Copy the data exactly as it appears, and do not include any pictures.
-- begin --
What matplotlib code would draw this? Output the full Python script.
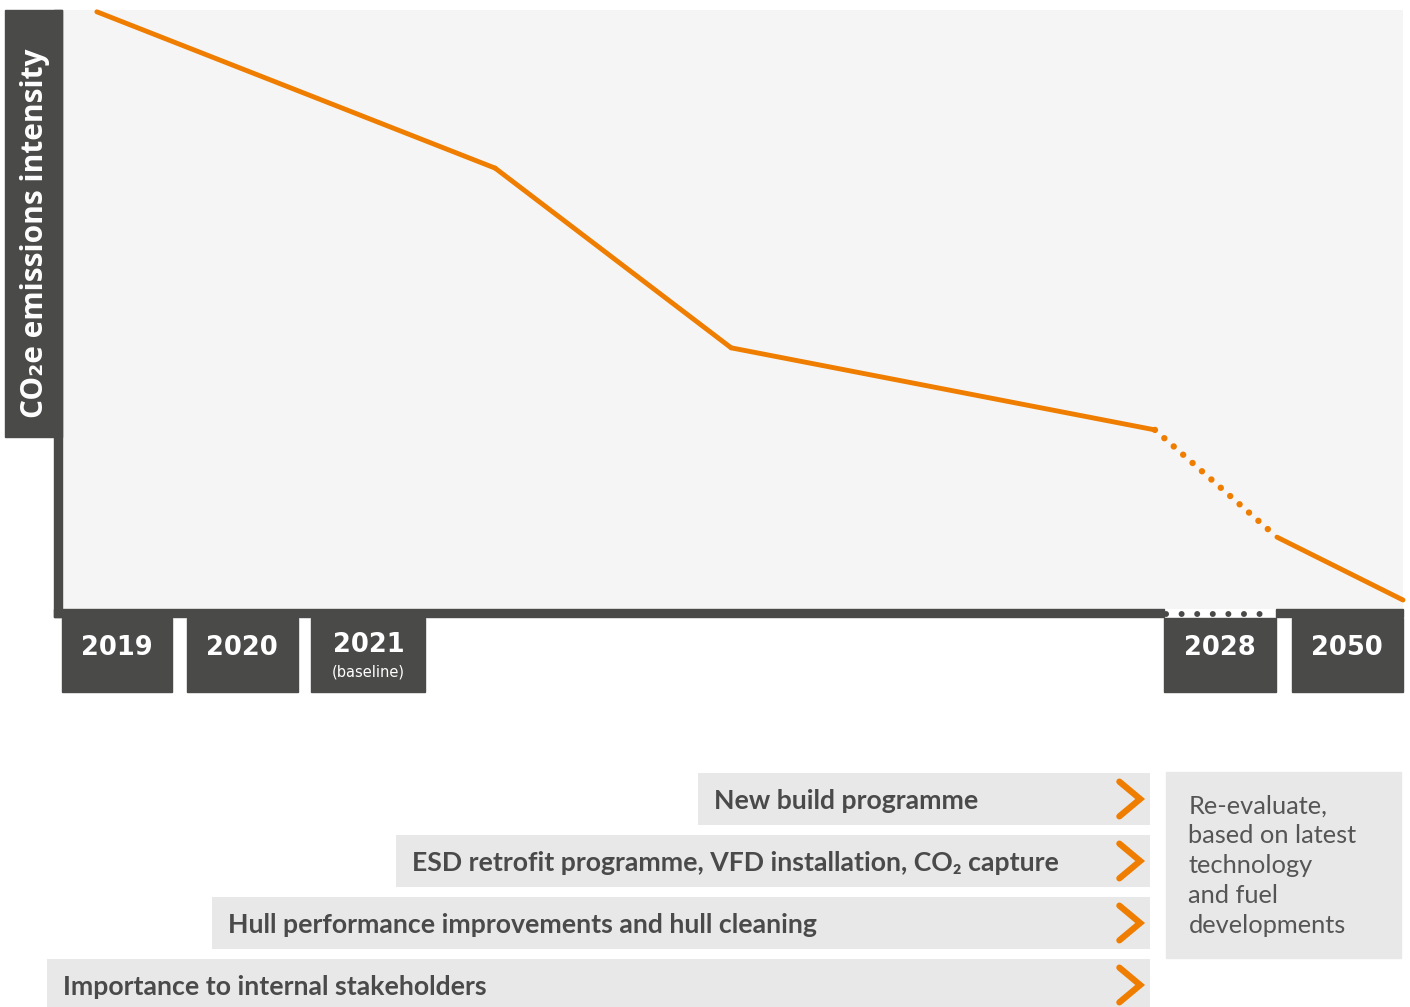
import numpy as np
import matplotlib.pyplot as plt
from matplotlib.patches import Rectangle

# line: position along the timeline (0-100 across the plot) and relative intensity (0-100)
pos = [2.6, 32.3, 49.9, 81.5, 90.6, 100]
intensity = [99.7, 73.6, 43.6, 29.9, 12.0, 1.5]
dotted_seg = 3  # segment from point 3 to point 4 is dotted

years = ['2019', '2020', '2021', '2028', '2050']
year_sub = ['', '', '(baseline)', '', '']
year_left = [0.0, 9.3, 18.6, 82.2, 91.7]
year_right = [8.2, 17.6, 27.1, 90.5, 100.0]

levers = ['New build programme',
          'ESD retrofit programme, VFD installation, CO\u2082 capture',
          'Hull performance improvements and hull cleaning',
          'Importance to internal stakeholders']
lever_start = [47.4, 24.9, 11.2, -1.1]
lever_end = 81.1

note = 'Re-evaluate,\nbased on latest\ntechnology\nand fuel\ndevelopments'

orange = '#ef7d00'
dark = '#4a4a49'
narrow = ['Lato', 'DejaVu Sans']

fig = plt.figure(figsize=(14.1, 10.07), dpi=100)

# main chart
ax = fig.add_axes([62/1410, (1007-609)/1007, 1341/1410, 599/1007])
ax.set_facecolor('#f5f5f5')
ax.set_xlim(0, 100)
ax.set_ylim(0, 100)
ax.set_xticks([])
ax.set_yticks([])
for s in ax.spines.values():
    s.set_visible(False)

for i in range(len(pos) - 1):
    if i == dotted_seg:
        ax.plot(pos[i:i+2], intensity[i:i+2], color=orange, lw=4.6,
                linestyle=(0, (0.01, 1.95)), dash_capstyle='round', clip_on=False)
    else:
        ax.plot(pos[i:i+2], intensity[i:i+2], color=orange, lw=3.5,
                solid_capstyle='round', clip_on=False)

# axis lines
ax.add_patch(Rectangle((-0.6, -1.34), 0.6, 101.34, color=dark, clip_on=False))
ax.add_patch(Rectangle((-0.6, -1.34), year_left[3] + 0.6, 1.34, color=dark, clip_on=False))
ax.add_patch(Rectangle((year_right[3], -1.34), 100 - year_right[3], 1.34, color=dark, clip_on=False))
ax.plot([year_left[3] + 0.1, year_right[3] - 0.1], [-0.83, -0.83], color=dark, lw=4.3,
        linestyle=(0, (0.01, 2.6)), dash_capstyle='round', clip_on=False)

# y label box
ax.add_patch(Rectangle((-4.25, 28.7), 4.25, 71.3, color=dark, clip_on=False))
ax.text(-2.05, 62.8, 'CO\u2082e emissions intensity', rotation=90, ha='center', va='center',
        color='white', fontsize=21.5, fontweight='bold', family=['Open Sans', 'DejaVu Sans'])

# year boxes
for i, yr in enumerate(years):
    ax.add_patch(Rectangle((year_left[i], -13.9), year_right[i] - year_left[i], 12.4,
                           color=dark, clip_on=False))
    xc = (year_left[i] + year_right[i]) / 2
    if year_sub[i]:
        ax.text(xc, -6.0, yr, ha='center', va='center', color='white', fontsize=18.5,
                fontweight='bold')
        ax.text(xc, -10.5, year_sub[i], ha='center', va='center', color='white', fontsize=10.5)
    else:
        ax.text(xc, -6.5, yr, ha='center', va='center', color='white', fontsize=18.5,
                fontweight='bold')

# levers
ax2 = fig.add_axes([62/1410, 0, 1341/1410, 239/1007])
ax2.set_xlim(0, 100)
ax2.set_ylim(3.355, -0.5)
ax2.axis('off')
rows = np.arange(len(levers))
ax2.barh(rows, [lever_end - s for s in lever_start], left=lever_start, height=0.84,
         color='#e8e8e8', clip_on=False)
for r, lab in enumerate(levers):
    ax2.text(lever_start[r] + 1.2, r + 0.03, lab, ha='left', va='center', color='#4a4a4a',
             fontsize=19.2, fontweight='bold', family=narrow)
    ax2.plot([78.85, 80.4, 78.85], [r - 0.28, r, r + 0.28], color=orange, lw=4.5,
             solid_capstyle='round', solid_joinstyle='miter', clip_on=False)

ax2.add_patch(Rectangle((82.3, -0.435), 17.55, 3.0, color='#e8e8e8', clip_on=False))
ax2.text(84.0, -0.07, note, ha='left', va='top', color='#555555', fontsize=18.3,
         linespacing=1.36, family=narrow)

fig.savefig('out.png', dpi=100)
-- end --
- OUTPUT FOR THIS EXERCISE
What matplotlib code would draw this? Output the full Python script.
import numpy as np
import matplotlib.pyplot as plt
from matplotlib.patches import Rectangle

# line: position along the timeline (0-100 across the plot) and relative intensity (0-100)
pos = [2.6, 32.3, 49.9, 81.5, 90.6, 100]
intensity = [99.7, 73.6, 43.6, 29.9, 12.0, 1.5]
dotted_seg = 3  # segment from point 3 to point 4 is dotted

years = ['2019', '2020', '2021', '2028', '2050']
year_sub = ['', '', '(baseline)', '', '']
year_left = [0.0, 9.3, 18.6, 82.2, 91.7]
year_right = [8.2, 17.6, 27.1, 90.5, 100.0]

levers = ['New build programme',
          'ESD retrofit programme, VFD installation, CO\u2082 capture',
          'Hull performance improvements and hull cleaning',
          'Importance to internal stakeholders']
lever_start = [47.4, 24.9, 11.2, -1.1]
lever_end = 81.1

note = 'Re-evaluate,\nbased on latest\ntechnology\nand fuel\ndevelopments'

orange = '#ef7d00'
dark = '#4a4a49'
narrow = ['Lato', 'DejaVu Sans']

fig = plt.figure(figsize=(14.1, 10.07), dpi=100)

# main chart
ax = fig.add_axes([62/1410, (1007-609)/1007, 1341/1410, 599/1007])
ax.set_facecolor('#f5f5f5')
ax.set_xlim(0, 100)
ax.set_ylim(0, 100)
ax.set_xticks([])
ax.set_yticks([])
for s in ax.spines.values():
    s.set_visible(False)

for i in range(len(pos) - 1):
    if i == dotted_seg:
        ax.plot(pos[i:i+2], intensity[i:i+2], color=orange, lw=4.6,
                linestyle=(0, (0.01, 1.95)), dash_capstyle='round', clip_on=False)
    else:
        ax.plot(pos[i:i+2], intensity[i:i+2], color=orange, lw=3.5,
                solid_capstyle='round', clip_on=False)

# axis lines
ax.add_patch(Rectangle((-0.6, -1.34), 0.6, 101.34, color=dark, clip_on=False))
ax.add_patch(Rectangle((-0.6, -1.34), year_left[3] + 0.6, 1.34, color=dark, clip_on=False))
ax.add_patch(Rectangle((year_right[3], -1.34), 100 - year_right[3], 1.34, color=dark, clip_on=False))
ax.plot([year_left[3] + 0.1, year_right[3] - 0.1], [-0.83, -0.83], color=dark, lw=4.3,
        linestyle=(0, (0.01, 2.6)), dash_capstyle='round', clip_on=False)

# y label box
ax.add_patch(Rectangle((-4.25, 28.7), 4.25, 71.3, color=dark, clip_on=False))
ax.text(-2.05, 62.8, 'CO\u2082e emissions intensity', rotation=90, ha='center', va='center',
        color='white', fontsize=21.5, fontweight='bold', family=['Open Sans', 'DejaVu Sans'])

# year boxes
for i, yr in enumerate(years):
    ax.add_patch(Rectangle((year_left[i], -13.9), year_right[i] - year_left[i], 12.4,
                           color=dark, clip_on=False))
    xc = (year_left[i] + year_right[i]) / 2
    if year_sub[i]:
        ax.text(xc, -6.0, yr, ha='center', va='center', color='white', fontsize=18.5,
                fontweight='bold')
        ax.text(xc, -10.5, year_sub[i], ha='center', va='center', color='white', fontsize=10.5)
    else:
        ax.text(xc, -6.5, yr, ha='center', va='center', color='white', fontsize=18.5,
                fontweight='bold')

# levers
ax2 = fig.add_axes([62/1410, 0, 1341/1410, 239/1007])
ax2.set_xlim(0, 100)
ax2.set_ylim(3.355, -0.5)
ax2.axis('off')
rows = np.arange(len(levers))
ax2.barh(rows, [lever_end - s for s in lever_start], left=lever_start, height=0.84,
         color='#e8e8e8', clip_on=False)
for r, lab in enumerate(levers):
    ax2.text(lever_start[r] + 1.2, r + 0.03, lab, ha='left', va='center', color='#4a4a4a',
             fontsize=19.2, fontweight='bold', family=narrow)
    ax2.plot([78.85, 80.4, 78.85], [r - 0.28, r, r + 0.28], color=orange, lw=4.5,
             solid_capstyle='round', solid_joinstyle='miter', clip_on=False)

ax2.add_patch(Rectangle((82.3, -0.435), 17.55, 3.0, color='#e8e8e8', clip_on=False))
ax2.text(84.0, -0.07, note, ha='left', va='top', color='#555555', fontsize=18.3,
         linespacing=1.36, family=narrow)

fig.savefig('out.png', dpi=100)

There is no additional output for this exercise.